» THE REQUEST
Copy exactly the lines from the one containing "Convert this chart to pgfplots code." through the last line of the records below, including both, and leave out any pictures.

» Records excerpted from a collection
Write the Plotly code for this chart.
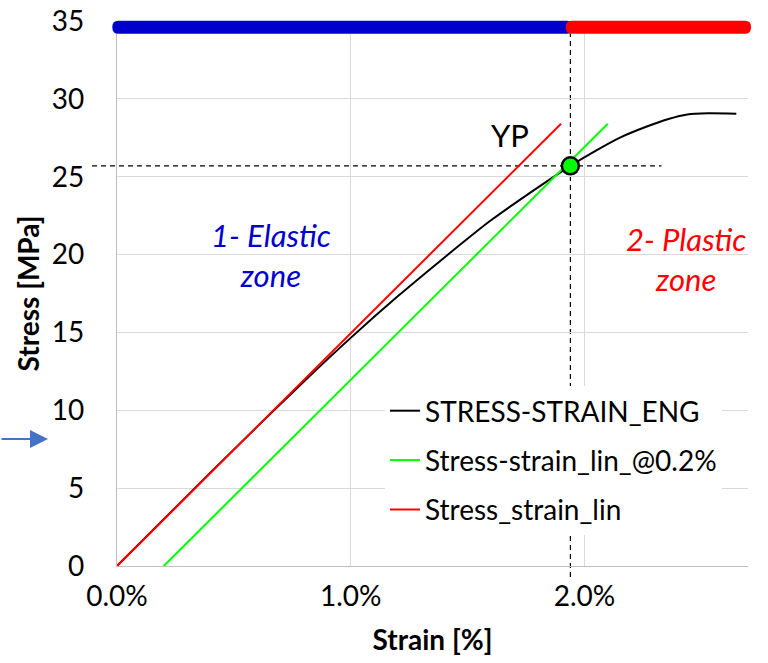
import plotly.graph_objects as go
import numpy as np

# ---------------- data (strain in %, stress in MPa) ----------------
strain_eng = [0.0, 0.2, 0.4, 0.6, 0.8, 1.0, 1.2, 1.4, 1.6, 1.8, 1.94, 2.04, 2.15, 2.27, 2.36, 2.44, 2.53, 2.65]
stress_eng = [0.0, 3.0, 6.0, 8.95, 11.85, 14.65, 17.3, 19.8, 22.2, 24.3, 25.7, 26.6, 27.5, 28.24, 28.71, 29.0, 29.07, 29.05]

strain_lin02 = [0.2, 2.10]
stress_lin02 = [0.0, 28.4]

strain_lin = [0.0, 1.90]
stress_lin = [0.0, 28.4]

yp_strain = [1.94]
yp_stress = [25.7]

series_names = ["STRESS-STRAIN_ENG", "Stress-strain_lin_@0.2%", "Stress_strain_lin"]
x_ticks = [0.0, 0.01, 0.02]
zone_labels = ["1- Elastic<br>zone", "2- Plastic<br>zone"]

X_MAX = 0.027
Y_MAX = 35
FONT = "Lato"

def pct(v):
    return np.array(v) / 100.0

def dx(strain_pct):
    return (strain_pct / 100.0) / X_MAX

def dy(stress):
    return stress / Y_MAX

fig = go.Figure()

fig.add_trace(go.Scatter(x=pct(strain_eng), y=stress_eng, mode="lines", name=series_names[0],
                         line=dict(color="#000000", width=2, shape="spline", smoothing=0.6),
                         legendgroup="a"))
fig.add_trace(go.Scatter(x=pct(strain_lin02), y=stress_lin02, mode="lines", name=series_names[1],
                         line=dict(color="#00FF00", width=2), legendgroup="b"))
fig.add_trace(go.Scatter(x=pct(strain_lin), y=stress_lin, mode="lines", name=series_names[2],
                         line=dict(color="#FF0000", width=2), legendgroup="c"))
fig.add_trace(go.Scatter(x=pct(yp_strain), y=yp_stress, mode="markers", showlegend=False,
                         cliponaxis=False,
                         marker=dict(size=17, color="#00FF00", line=dict(color="#000000", width=2.5))))

# zone bars (top), rounded rectangles in domain coordinates
bar_y = 34.6
bar_h = 0.84
def rrect(x0, x1, y0, y1, rx=6/631, ry=6/545):
    return (f"M {x0+rx},{y0} L {x1-rx},{y0} Q {x1},{y0} {x1},{y0+ry} L {x1},{y1-ry} "
            f"Q {x1},{y1} {x1-rx},{y1} L {x0+rx},{y1} Q {x0},{y1} {x0},{y1-ry} "
            f"L {x0},{y0+ry} Q {x0},{y0} {x0+rx},{y0} Z")

yb0, yb1 = dy(bar_y - bar_h / 2), dy(bar_y + bar_h / 2)
fig.add_shape(type="path", xref="x domain", yref="y domain",
              path=rrect(dx(-0.02), dx(yp_strain[0] + 0.01), yb0, yb1),
              fillcolor="#0000CC", line=dict(width=0), layer="above")
fig.add_shape(type="path", xref="x domain", yref="y domain",
              path=rrect(dx(yp_strain[0] - 0.02), dx(2.713), yb0, yb1),
              fillcolor="#FF0000", line=dict(width=0), layer="above")

# dashed guide lines through the yield point (drawn beneath the traces)
fig.add_shape(type="line", xref="x domain", yref="y domain",
              x0=dx(yp_strain[0]), x1=dx(yp_strain[0]), y0=dy(-0.7), y1=yb0,
              line=dict(color="#000000", width=1.2, dash="5px,4px"), layer="below")
fig.add_shape(type="line", xref="x domain", yref="y domain",
              x0=dx(-0.107), x1=dx(2.33), y0=dy(yp_stress[0]), y1=dy(yp_stress[0]),
              line=dict(color="#000000", width=1.2, dash="5px,4px"), layer="below")

# text annotations
fig.add_annotation(x=0.0066, y=20.0, xref="x", yref="y", text=f"<i>{zone_labels[0]}</i>",
                   showarrow=False, font=dict(family=FONT, size=31, color="#0000CC"))
fig.add_annotation(x=0.02435, y=19.7, xref="x", yref="y", text=f"<i>{zone_labels[1]}</i>",
                   showarrow=False, font=dict(family=FONT, size=31, color="#FF0000"))
fig.add_annotation(x=0.0168, y=27.7, xref="x", yref="y", text="YP",
                   showarrow=False, font=dict(family=FONT, size=31, color="#000000"))

# blue arrow at left edge
fig.add_annotation(x=(48 - 117) / 631, y=(566 - 439) / 545, xref="paper", yref="paper",
                   ax=-48, ay=0, axref="pixel", ayref="pixel", text="", showarrow=True,
                   arrowhead=2, arrowsize=1.8, arrowwidth=2, arrowcolor="#4472C4")

fig.update_layout(
    width=768, height=663,
    margin=dict(l=117, r=20, t=21, b=97),
    paper_bgcolor="white", plot_bgcolor="white",
    font=dict(family=FONT, size=28, color="#000000"),
    showlegend=True,
    legend=dict(x=(385 - 117) / 631, y=(566 - 386) / 545, xanchor="left", yanchor="top",
                bgcolor="white", borderwidth=0, itemwidth=30, traceorder="grouped",
                tracegroupgap=10, font=dict(family=FONT, size=28, color="#000000")),
    xaxis=dict(range=[0, X_MAX], tickvals=x_ticks, tickformat=".1%", showgrid=True,
               gridcolor="#d9d9d9", gridwidth=1.3, zeroline=False, showline=True,
               linecolor="#bfbfbf", linewidth=1.3, ticks="", ticklabelstandoff=5,
               automargin=False, tickfont=dict(family=FONT, size=28),
               title=dict(text="<b>Strain [%]</b>", standoff=19, font=dict(family=FONT, size=28))),
    yaxis=dict(range=[0, Y_MAX], dtick=5, showgrid=True, gridcolor="#d9d9d9", gridwidth=1.3,
               zeroline=False, showline=True, linecolor="#bfbfbf", linewidth=1.3, ticks="",
               ticklabelstandoff=26, automargin=False, tickfont=dict(family=FONT, size=28),
               title=dict(text="<b>Stress [MPa]</b>", standoff=3, font=dict(family=FONT, size=28))),
)

fig.write_html("out.html")
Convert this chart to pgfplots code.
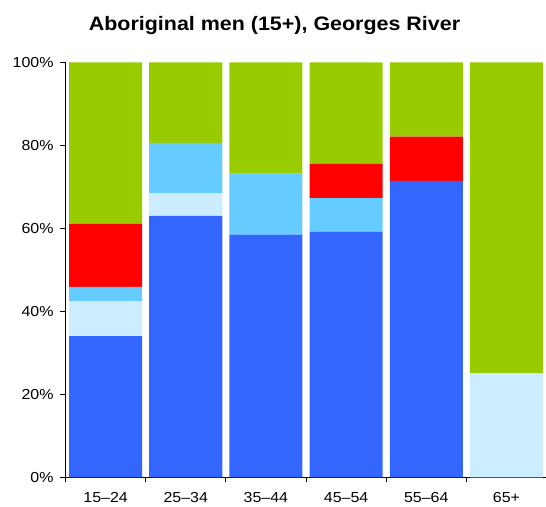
\documentclass[border=0pt]{standalone}
\usepackage{pgfplots}
\pgfplotsset{compat=1.18}
\usepackage{fontspec}
\setmainfont[FakeStretch=1.1]{Liberation Sans}
\definecolor{darkblue}{HTML}{3366FF}
\definecolor{paleblue}{HTML}{CCECFF}
\definecolor{midblue}{HTML}{66CCFF}
\definecolor{redseg}{HTML}{FF0000}
\definecolor{greenseg}{HTML}{99CC00}
\begin{document}
\begin{tikzpicture}
% 1pt here = 1px of the reference
\path[use as bounding box] (-65.5pt,-28.7pt) rectangle (480.5pt,477.3pt);
\begin{axis}[
  at={(0,0)}, anchor=south west,
  scale only axis, width=481pt, height=415pt,
  ybar stacked, bar width=73pt,
  xmin=0.5, xmax=6.5, ymin=0, ymax=100,
  axis lines*=left,
  axis line style={line width=0.8pt},
  xtick={1,2,3,4,5,6},
  xticklabels={15--24,25--34,35--44,45--54,55--64,65+},
  minor xtick={0.5,1.5,2.5,3.5,4.5,5.5,6.5},
  major x tick style={draw=none},
  minor tick length=5pt,
  ytick={0,20,40,60,80,100},
  yticklabels={0\%,20\%,40\%,60\%,80\%,100\%},
  major tick length=5pt,
  tick align=outside,
  tick style={black, line width=0.8pt},
  tick label style={font=\fontsize{14.5}{16}\selectfont},
  every tick label/.append style={text=black},
  xticklabel style={yshift=-7pt},
  yticklabel style={xshift=-3.5pt},
  clip=false,
]
\addplot[fill=darkblue, draw=none] coordinates {(1,34.0) (2,63.0) (3,58.5) (4,59.2) (5,71.4) (6,0)};
\addplot[fill=paleblue, draw=none] coordinates {(1,8.4) (2,5.4) (3,0) (4,0) (5,0) (6,25.1)};
\addplot[fill=midblue, draw=none] coordinates {(1,3.5) (2,12.2) (3,14.7) (4,8.1) (5,0) (6,0)};
\addplot[fill=redseg, draw=none] coordinates {(1,15.2) (2,0) (3,0) (4,8.2) (5,10.7) (6,0)};
\addplot[fill=greenseg, draw=none] coordinates {(1,38.9) (2,19.4) (3,26.8) (4,24.5) (5,17.9) (6,74.9)};
\end{axis}
\node[anchor=base, font=\fontsize{19.5}{22}\selectfont\bfseries] at (209pt,446.3pt) {Aboriginal men (15+), Georges River};
\end{tikzpicture}
\end{document}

» REPLY TO THE TASK
Convert this chart to pgfplots code.
\documentclass[border=0pt]{standalone}
\usepackage{pgfplots}
\pgfplotsset{compat=1.18}
\usepackage{fontspec}
\setmainfont[FakeStretch=1.1]{Liberation Sans}
\definecolor{darkblue}{HTML}{3366FF}
\definecolor{paleblue}{HTML}{CCECFF}
\definecolor{midblue}{HTML}{66CCFF}
\definecolor{redseg}{HTML}{FF0000}
\definecolor{greenseg}{HTML}{99CC00}
\begin{document}
\begin{tikzpicture}
% 1pt here = 1px of the reference
\path[use as bounding box] (-65.5pt,-28.7pt) rectangle (480.5pt,477.3pt);
\begin{axis}[
  at={(0,0)}, anchor=south west,
  scale only axis, width=481pt, height=415pt,
  ybar stacked, bar width=73pt,
  xmin=0.5, xmax=6.5, ymin=0, ymax=100,
  axis lines*=left,
  axis line style={line width=0.8pt},
  xtick={1,2,3,4,5,6},
  xticklabels={15--24,25--34,35--44,45--54,55--64,65+},
  minor xtick={0.5,1.5,2.5,3.5,4.5,5.5,6.5},
  major x tick style={draw=none},
  minor tick length=5pt,
  ytick={0,20,40,60,80,100},
  yticklabels={0\%,20\%,40\%,60\%,80\%,100\%},
  major tick length=5pt,
  tick align=outside,
  tick style={black, line width=0.8pt},
  tick label style={font=\fontsize{14.5}{16}\selectfont},
  every tick label/.append style={text=black},
  xticklabel style={yshift=-7pt},
  yticklabel style={xshift=-3.5pt},
  clip=false,
]
\addplot[fill=darkblue, draw=none] coordinates {(1,34.0) (2,63.0) (3,58.5) (4,59.2) (5,71.4) (6,0)};
\addplot[fill=paleblue, draw=none] coordinates {(1,8.4) (2,5.4) (3,0) (4,0) (5,0) (6,25.1)};
\addplot[fill=midblue, draw=none] coordinates {(1,3.5) (2,12.2) (3,14.7) (4,8.1) (5,0) (6,0)};
\addplot[fill=redseg, draw=none] coordinates {(1,15.2) (2,0) (3,0) (4,8.2) (5,10.7) (6,0)};
\addplot[fill=greenseg, draw=none] coordinates {(1,38.9) (2,19.4) (3,26.8) (4,24.5) (5,17.9) (6,74.9)};
\end{axis}
\node[anchor=base, font=\fontsize{19.5}{22}\selectfont\bfseries] at (209pt,446.3pt) {Aboriginal men (15+), Georges River};
\end{tikzpicture}
\end{document}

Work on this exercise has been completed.